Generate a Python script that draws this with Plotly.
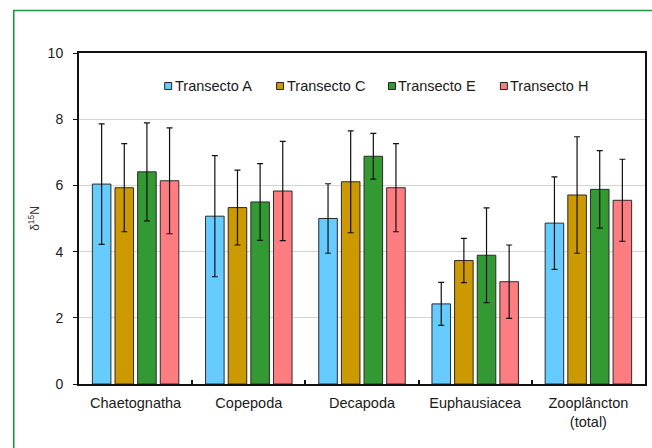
import plotly.graph_objects as go

# Categories and series
categories = ["Chaetognatha", "Copepoda", "Decapoda", "Euphausiacea", "Zooplâncton<br>(total)"]
series_names = ["Transecto A", "Transecto C", "Transecto E", "Transecto H"]
colors = ["#66CCFF", "#CC9900", "#339933", "#FF7C80"]

# Mean δ15N per transect
mean_a = [6.04, 5.07, 5.00, 2.42, 4.86]
mean_c = [5.93, 5.33, 6.11, 3.73, 5.71]
mean_e = [6.41, 5.50, 6.88, 3.89, 5.88]
mean_h = [6.14, 5.83, 5.93, 3.09, 5.55]

# Standard deviations
sd_a = [1.82, 1.83, 1.05, 0.65, 1.40]
sd_c = [1.33, 1.13, 1.54, 0.67, 1.76]
sd_e = [1.48, 1.16, 0.69, 1.43, 1.17]
sd_h = [1.60, 1.50, 1.33, 1.11, 1.24]

means = [mean_a, mean_c, mean_e, mean_h]
sds = [sd_a, sd_c, sd_e, sd_h]

FONT = "Liberation Sans, Arial, sans-serif"

fig = go.Figure()
for name, col, m, s in zip(series_names, colors, means, sds):
    fig.add_trace(go.Bar(
        x=categories, y=m, name=name,
        marker=dict(color=col, line=dict(color="#2b2b2b", width=1)),
        error_y=dict(type="data", array=s, visible=True,
                     color="#111111", thickness=1.2, width=3),
        showlegend=False,
    ))

# Plot-area geometry in pixels (for the hand-placed legend and outer frame)
W, H = 652, 448
L, R, T, B = 79, 5, 53, 64
pw, ph = W - L - R, H - T - B

def px_x(p):
    return (p - L) / pw

def px_y(p):
    return (H - B - p) / ph

shapes = []
annotations = []

# Legend: small outlined squares followed by the series names
leg_x0, leg_step, leg_y, sq = 165, 112.3, 86, 7
for i, (name, col) in enumerate(zip(series_names, colors)):
    x0 = leg_x0 + i * leg_step
    shapes.append(dict(type="rect", xref="paper", yref="paper",
                       x0=px_x(x0), x1=px_x(x0 + sq),
                       y0=px_y(leg_y + sq / 2), y1=px_y(leg_y - sq / 2),
                       fillcolor=col, line=dict(color="#222222", width=1)))
    annotations.append(dict(xref="paper", yref="paper",
                            x=px_x(x0 + sq + 1), y=px_y(leg_y),
                            xanchor="left", yanchor="middle", showarrow=False,
                            text=name, font=dict(family=FONT, size=14.5, color="#1a1a1a")))

# Outer green frame around the chart
shapes.append(dict(type="rect", xref="paper", yref="paper",
                   x0=px_x(13.5), x1=px_x(W + 20),
                   y0=px_y(H + 20), y1=px_y(10.5),
                   line=dict(color="#1E9447", width=1.6), fillcolor="rgba(0,0,0,0)",
                   layer="below"))

fig.update_layout(
    width=W, height=H,
    margin=dict(l=L, r=R, t=T, b=B),
    paper_bgcolor="white", plot_bgcolor="white",
    barmode="group", bargap=0.2, bargroupgap=0.18,
    font=dict(family=FONT, size=14, color="#1a1a1a"),
    shapes=shapes, annotations=annotations,
    xaxis=dict(
        showline=True, linecolor="#111111", linewidth=1.6, mirror=True,
        ticks="inside", tickson="boundaries", ticklen=4, tickwidth=1.5, tickcolor="#111111",
        tickfont=dict(size=14.5), showgrid=False, ticklabelstandoff=5,
    ),
    yaxis=dict(
        range=[0, 10], dtick=2, tick0=0,
        showline=True, linecolor="#111111", linewidth=2, mirror=True,
        ticks="outside", ticklen=4, tickwidth=1, tickcolor="#111111",
        showgrid=True, gridcolor="#D4D4D4", gridwidth=1,
        zeroline=False, tickfont=dict(size=14), ticklabelstandoff=7,
        title=dict(text="δ<sup>15</sup>N", font=dict(size=12, color="#333333"), standoff=5),
    ),
)

fig.write_html("out.html")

━━━

■ **Given instruction**
Pictures excluded, repeat exactly the lines from the top of the material through the line with "annotations = []", including both of those lines.

■ **Answer to the exercise**
Generate a Python script that draws this with Plotly.
import plotly.graph_objects as go

# Categories and series
categories = ["Chaetognatha", "Copepoda", "Decapoda", "Euphausiacea", "Zooplâncton<br>(total)"]
series_names = ["Transecto A", "Transecto C", "Transecto E", "Transecto H"]
colors = ["#66CCFF", "#CC9900", "#339933", "#FF7C80"]

# Mean δ15N per transect
mean_a = [6.04, 5.07, 5.00, 2.42, 4.86]
mean_c = [5.93, 5.33, 6.11, 3.73, 5.71]
mean_e = [6.41, 5.50, 6.88, 3.89, 5.88]
mean_h = [6.14, 5.83, 5.93, 3.09, 5.55]

# Standard deviations
sd_a = [1.82, 1.83, 1.05, 0.65, 1.40]
sd_c = [1.33, 1.13, 1.54, 0.67, 1.76]
sd_e = [1.48, 1.16, 0.69, 1.43, 1.17]
sd_h = [1.60, 1.50, 1.33, 1.11, 1.24]

means = [mean_a, mean_c, mean_e, mean_h]
sds = [sd_a, sd_c, sd_e, sd_h]

FONT = "Liberation Sans, Arial, sans-serif"

fig = go.Figure()
for name, col, m, s in zip(series_names, colors, means, sds):
    fig.add_trace(go.Bar(
        x=categories, y=m, name=name,
        marker=dict(color=col, line=dict(color="#2b2b2b", width=1)),
        error_y=dict(type="data", array=s, visible=True,
                     color="#111111", thickness=1.2, width=3),
        showlegend=False,
    ))

# Plot-area geometry in pixels (for the hand-placed legend and outer frame)
W, H = 652, 448
L, R, T, B = 79, 5, 53, 64
pw, ph = W - L - R, H - T - B

def px_x(p):
    return (p - L) / pw

def px_y(p):
    return (H - B - p) / ph

shapes = []
annotations = []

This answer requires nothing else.